Tomb - effigial (present location), Townparks, Co. Offaly
Co. Offaly |
Tombs & Memorials
At the bottom of the River Nore, for perhaps four or five centuries, lay a fourteenth-century knight.
Not a body, but a carved limestone effigy of one: a sarcophagus lid nearly two metres long, depicting a figure in a cloth tunic and cloak, a sword scabbard still visible at his lower left side. The head is gone, the upper surface deliberately defaced, and where a heraldic shield would once have identified the man, there is now only damaged stone. It is an object that survived being broken, thrown into a river, and buried in silt, only to surface during flood alleviation works in 2001, and it now sits in storage with the National Museum of Ireland.

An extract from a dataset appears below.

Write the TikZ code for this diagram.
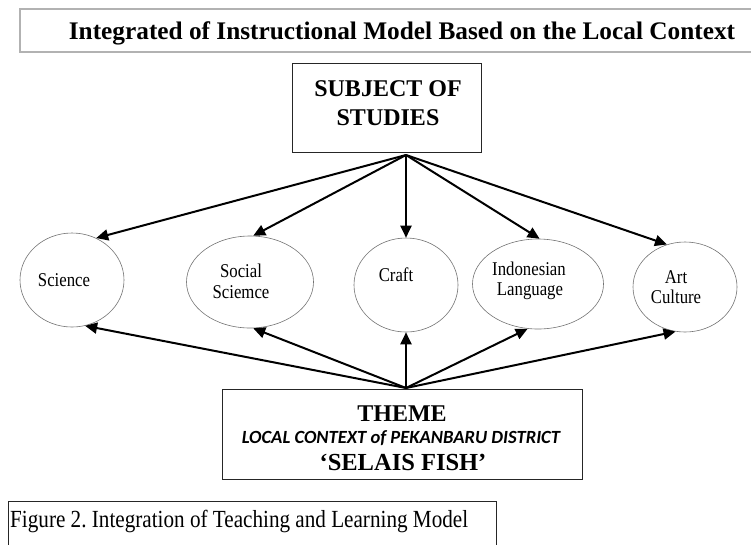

The lid was one of five partial funerary monuments recovered from the River Nore during archaeological excavations at John's Bridge, Kilkenny, carried out as part of the River Nore Drainage Scheme. The excavations, directed by N. Brady of the Archaeological Diving Company, found these pieces associated with the late medieval bridge immediately north of the current John's Bridge. Two explanations have been put forward for how they ended up there. Brady suggests they were deliberately defaced and dumped in the river by iconoclasts during the Reformation in the 1540s, a period when religious imagery, particularly the veneration of the dead in church settings, attracted the hostility of reformers. Doyle and O'Meara offer a more pragmatic reading: that the monuments were broken up and repurposed as rubble to reinforce the protective apron around the bridge piers, which would make them useful fill rather than targets of theological outrage, though the two explanations are not mutually exclusive. The nearest churches, St Mary's parish church roughly 100 metres to the west and St John's Priory approximately 200 metres to the northeast, are the most plausible original homes for monuments of this type and quality. The slab itself had already been repaired before it was discarded, with mismatching masonry inserted at the foot end, suggesting a complicated history even before the Reformation reached it.